Hadiste geçen ve mağaraya sığınan arkadaşlardan birinin de çok yaşlı anne babası var ve onların karnını doyurmadan evdeki diğer kişilere bir şey yedirip içirmeyen biri kendisi. Bir gün eve geldiğinde hayvanların sütlerini sağıp anne ve babasına götürdüğünde onların uyuyakaldığını görüyor. Akabinde onları uyandırmıyor ama geri kalan ev halkının da karnını doyurmasına izin vermiyor. Bu şekilde süt kabı elinde sabaha kadar anne ve babasının başında uyanmasını bekliyor.

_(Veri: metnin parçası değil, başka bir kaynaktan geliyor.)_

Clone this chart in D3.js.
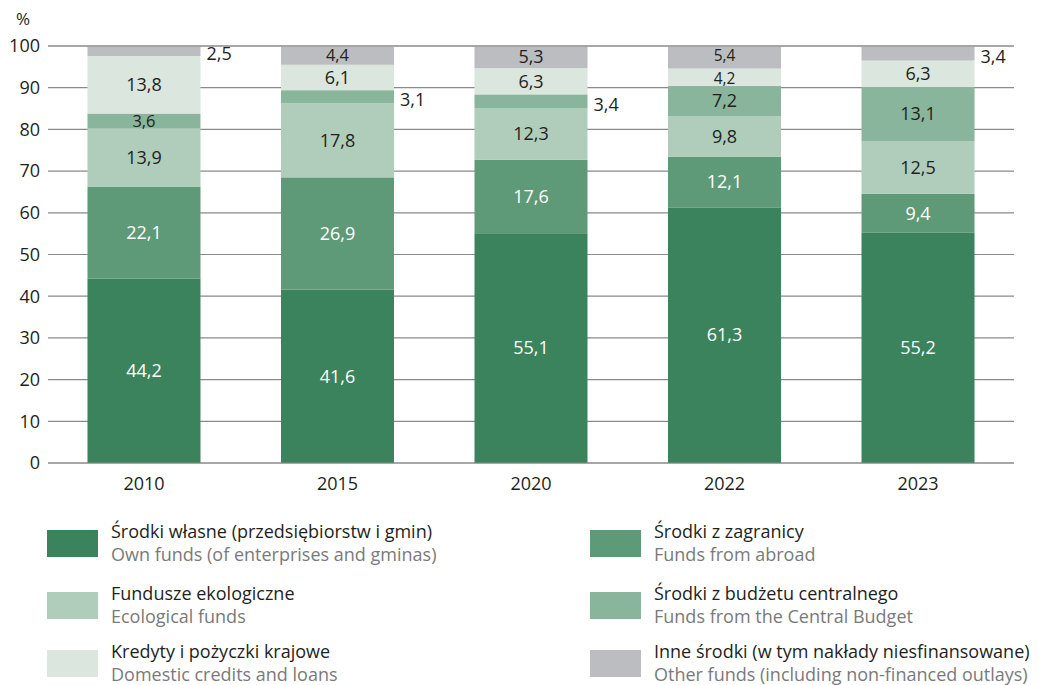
<!DOCTYPE html>
<html><head><meta charset="utf-8">
<script src="https://cdn.jsdelivr.net/npm/d3@7"></script>
<style>body{margin:0;background:#fff}svg{display:block}text{font-family:"Open Sans",sans-serif}</style>
</head><body><svg id="c" width="1055" height="685"></svg>
<script>
const years = ["2010","2015","2020","2022","2023"];
const ownFunds      = [44.2, 41.6, 55.1, 61.3, 55.2];
const fundsAbroad   = [22.1, 26.9, 17.6, 12.1, 9.4];
const ecoFunds      = [13.9, 17.8, 12.3, 9.8, 12.5];
const centralBudget = [3.6, 3.1, 3.4, 7.2, 13.1];
const domesticCred  = [13.8, 6.1, 6.3, 4.2, 6.3];
const otherFunds    = [2.5, 4.4, 5.3, 5.4, 3.4];
const yTicks = [0,10,20,30,40,50,60,70,80,90,100];

const series = [
  {key:"own", values:ownFunds, color:"#3a835c", labelColor:"#fff", pl:"Środki własne (przedsiębiorstw i gmin)", en:"Own funds (of enterprises and gminas)"},
  {key:"abroad", values:fundsAbroad, color:"#5f9a78", labelColor:"#fff", pl:"Środki z zagranicy", en:"Funds from abroad"},
  {key:"eco", values:ecoFunds, color:"#b0cdbb", labelColor:"#231f20", pl:"Fundusze ekologiczne", en:"Ecological funds"},
  {key:"central", values:centralBudget, color:"#88b59c", labelColor:"#231f20", pl:"Środki z budżetu centralnego", en:"Funds from the Central Budget"},
  {key:"domestic", values:domesticCred, color:"#dae6de", labelColor:"#231f20", pl:"Kredyty i pożyczki krajowe", en:"Domestic credits and loans"},
  {key:"other", values:otherFunds, color:"#bcbdc1", labelColor:"#231f20", pl:"Inne środki (w tym nakłady niesfinansowane)", en:"Other funds (including non-financed outlays)"}
];
const outside = {"other-0":true, "central-1":true, "central-2":true, "other-4":true};
// tight neighbouring labels: small vertical nudge (px) and smaller size
const nudge = {"other-3":-1.5, "domestic-3":1.5};

const svg = d3.select("#c");
const x = d3.scaleBand().domain(years).range([48,1014]).paddingInner(0.416).paddingOuter(0.204);
const y = d3.scaleLinear().domain([0,100]).range([463,46]);
const FS = 18;

const g = svg.append("g");
g.selectAll("line.grid").data(yTicks).join("line")
  .attr("x1",48).attr("x2",1014).attr("y1",d=>y(d)).attr("y2",d=>y(d))
  .attr("stroke","#8a8a8a").attr("stroke-width",1.2);
g.selectAll("text.yt").data(yTicks).join("text")
  .attr("x",40).attr("y",d=>y(d)).attr("dy","0.35em").attr("text-anchor","end")
  .attr("font-size",FS).attr("fill","#231f20").text(d=>d);
svg.append("text").attr("x",16).attr("y",25).attr("font-size",17).attr("fill","#231f20").text("%");

const rows = years.map((yr,i)=>{const o={year:yr}; series.forEach(s=>o[s.key]=s.values[i]); return o;});
const stack = d3.stack().keys(series.map(s=>s.key))(rows);
stack.forEach((layer,li)=>{
  const s = series[li];
  svg.append("g").selectAll("rect").data(layer).join("rect")
    .attr("x",d=>x(d.data.year)).attr("width",x.bandwidth())
    .attr("y",d=>y(d[1])).attr("height",d=>y(d[0])-y(d[1]))
    .attr("fill",s.color);
});
svg.append("line").attr("x1",48).attr("x2",1014).attr("y1",y(0)).attr("y2",y(0)).attr("stroke","#8a8a8a").attr("stroke-width",1.2);
svg.append("line").attr("x1",48).attr("x2",1014).attr("y1",y(100)).attr("y2",y(100)).attr("stroke","#8a8a8a").attr("stroke-width",1.2);

stack.forEach((layer,li)=>{
  const s = series[li];
  layer.forEach((d,i)=>{
    const v = s.values[i];
    const txt = v.toFixed(1).replace(".",",");
    const h = y(d[0])-y(d[1]);
    const cy = (y(d[0])+y(d[1]))/2;
    const id = s.key+"-"+i;
    if(outside[id]){
      svg.append("text").attr("x",x(d.data.year)+x.bandwidth()+6).attr("y",cy+3).attr("dy","0.35em")
        .attr("font-size",FS).attr("fill","#231f20").text(txt);
    } else {
      const n = nudge[id]||0;
      svg.append("text").attr("x",x(d.data.year)+x.bandwidth()/2).attr("y",cy+n).attr("dy","0.35em")
        .attr("text-anchor","middle").attr("font-size",n?15.5:(h<19?16.5:FS)).attr("fill",s.labelColor).text(txt);
    }
  });
});

svg.selectAll("text.xl").data(years).join("text")
  .attr("x",d=>x(d)+x.bandwidth()/2).attr("y",490).attr("text-anchor","middle")
  .attr("font-size",FS).attr("fill","#231f20").text(d=>d);

const legOrder = [["own","abroad"],["eco","central"],["domestic","other"]];
const colX = [47,590], rowY=[530,592,650];
legOrder.forEach((r,ri)=>r.forEach((k,ci)=>{
  const s = series.find(z=>z.key===k);
  const lg = svg.append("g").attr("transform",`translate(${colX[ci]},${rowY[ri]})`);
  lg.append("rect").attr("width",51).attr("height",27).attr("fill",s.color);
  lg.append("text").attr("x",64).attr("y",8).attr("font-size",18).attr("fill","#231f20").text(s.pl);
  lg.append("text").attr("x",64).attr("y",30.5).attr("font-size",18).attr("fill","#7a7a7a").text(s.en);
}));
</script></body></html>
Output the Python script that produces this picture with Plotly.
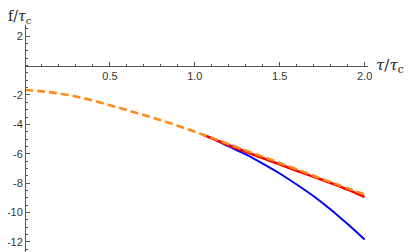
import plotly.graph_objects as go

# data
x_orange = [0.0, 0.1, 0.2, 0.3, 0.4, 0.5, 0.6, 0.7, 0.8, 0.9, 1.0, 1.1, 1.2, 1.3, 1.4, 1.5, 1.6, 1.7, 1.8, 1.9, 2.0]
y_orange = [-1.66, -1.75, -1.9, -2.1, -2.38, -2.7, -3.03, -3.37, -3.72, -4.1, -4.5, -4.92, -5.35, -5.78, -6.2, -6.63, -7.06, -7.5, -7.93, -8.35, -8.78]

x_branch = [1.05, 1.1, 1.2, 1.3, 1.4, 1.5, 1.6, 1.7, 1.8, 1.9, 2.0]
y_red = [-4.72, -4.95, -5.42, -5.87, -6.3, -6.73, -7.16, -7.58, -8.0, -8.45, -8.95]
y_blue = [-4.72, -4.95, -5.5, -6.05, -6.68, -7.35, -8.1, -8.9, -9.8, -10.8, -11.85]

x_ticks = [0.5, 1.0, 1.5, 2.0]
x_tick_labels = ["0.5", "1.0", "1.5", "2.0"]
y_ticks = [2, -2, -4, -6, -8, -10, -12]
y_tick_labels = ["2", "-2", "-4", "-6", "-8", "-10", "-12"]

x_range = [0, 2.02]
y_range = [-12.7, 2.77]

fig = go.Figure()
fig.add_trace(go.Scatter(x=x_branch, y=y_blue, mode="lines",
                         line=dict(color="#0000FF", width=2, shape="spline"), showlegend=False))
fig.add_trace(go.Scatter(x=x_branch, y=y_red, mode="lines",
                         line=dict(color="#FF0000", width=2.6, shape="spline"), showlegend=False))
fig.add_trace(go.Scatter(x=x_orange, y=y_orange, mode="lines",
                         line=dict(color="#FF8C1A", width=2.6, dash="8px,4px", shape="spline"),
                         showlegend=False))

zero_pos = (0 - y_range[0]) / (y_range[1] - y_range[0])

# page body has an 8px margin, so the figure is offset by 8px
fig.update_layout(
    width=409, height=244,
    margin=dict(l=17, r=49, t=17, b=0, autoexpand=False),
    plot_bgcolor="white", paper_bgcolor="white",
    font=dict(family="Liberation Sans, Arial, sans-serif", size=11, color="#333333"),
    xaxis=dict(range=x_range, anchor="free", position=zero_pos, automargin=False,
               showgrid=False, zeroline=False,
               showline=True, linecolor="#555555", linewidth=1,
               ticks="inside", ticklen=4, tickcolor="#555555",
               tickvals=x_ticks, ticktext=x_tick_labels,
               minor=dict(dtick=0.1, tick0=0, ticks="inside", ticklen=2, tickcolor="#555555"),
               ),
    yaxis=dict(range=y_range, anchor="free", position=0, automargin=False,
               showgrid=False, zeroline=False,
               showline=True, linecolor="#555555", linewidth=1,
               ticks="inside", ticklen=4, tickcolor="#555555",
               tickvals=y_ticks, ticktext=y_tick_labels,
               minor=dict(dtick=0.5, tick0=0, ticks="inside", ticklen=2, tickcolor="#555555"),
               ),
    annotations=[
        dict(text="f/<i>τ</i><sub>c</sub>", xref="paper", yref="paper",
             x=0, y=1, xshift=-19, yshift=-3, xanchor="left", yanchor="bottom",
             showarrow=False, font=dict(family="DejaVu Serif, serif", size=14, color="#222222")),
        dict(text="<i>τ</i>/<i>τ</i><sub>c</sub>", xref="paper", yref="paper",
             x=1, y=zero_pos, xshift=6, yshift=0, xanchor="left", yanchor="middle",
             showarrow=False, font=dict(family="DejaVu Serif, serif", size=15, color="#222222")),
    ],
)

fig.write_html("out.html")
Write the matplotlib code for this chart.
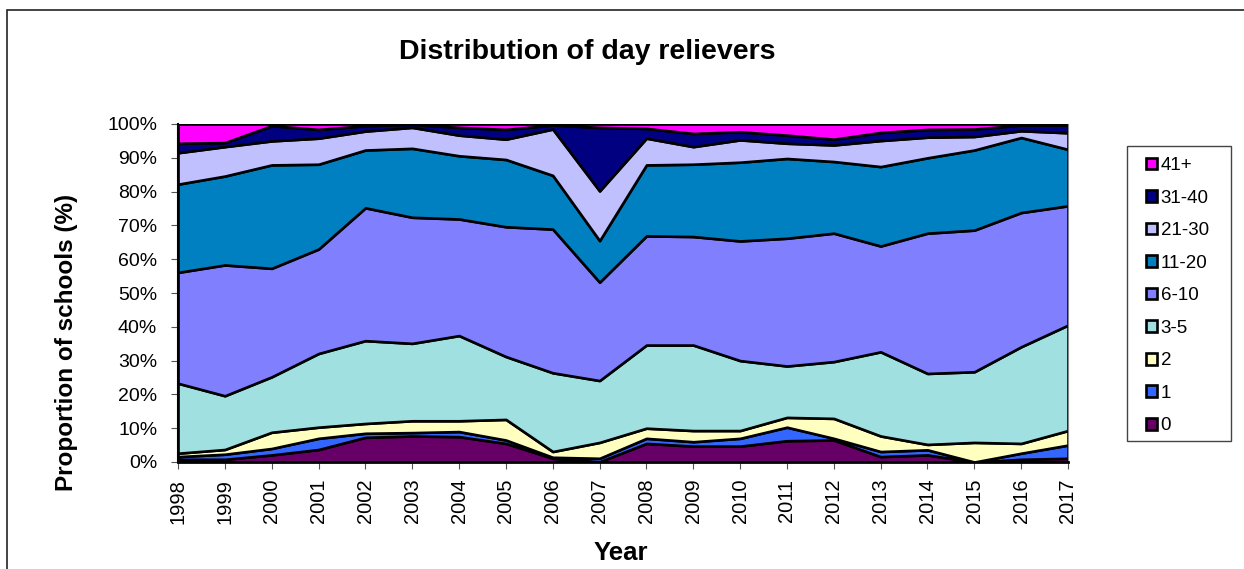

Sanki hadis-i şerifte bahsedilen ve Allah’ı hoşnut eden o davranışın bir numunesini bu filmde de görmek mümkünmüş gibi hissettim. Ki sadece bu sahneyle de sınırlı değil, filmin devamında da gördüğümüz üzere genç adamın gittiği her yere annesini sırtına alarak gitmesi ve annesinin saçlarını taradığı zamanki kibar ve uysal tavırları ekrandan dışarı çıkarak kişinin annesinin ve babasının, onun cenneti veya cehennemi olabileceği hassasiyetini izleyicilerin içine işleyebiliyor.
Uzun lafın kısası, Sokurov’un rüya ve gerçeklik arasında çizgileri bulanıklaştırarak izleyiciye sunduğu alem bizi bambaşka yerlerden tutabiliyor. Üstelik, kalbimizi daha rakik bir hale getirerek bizi Allah’a yakınlaştırması benim nezdimde sanatın yapması gereken ve yapabileceği en güzel şey. Netice itibariyle yazıyı bir dua ile bitirmek isterim: Allah kendisine onunla iltica edebileceğimiz salih ve samimi ameller yapmamızı bizlere kolaylaştırsın, belki bu vesileyle içinde bulunduğumuz mağaranın önündeki taşlar da yavaşça devinir.
[1] Mustafa Mencütekin, Lacan ve Sinema Sanatı, İstanbul, Arı Sanat Yayınları, 2014, s. 60.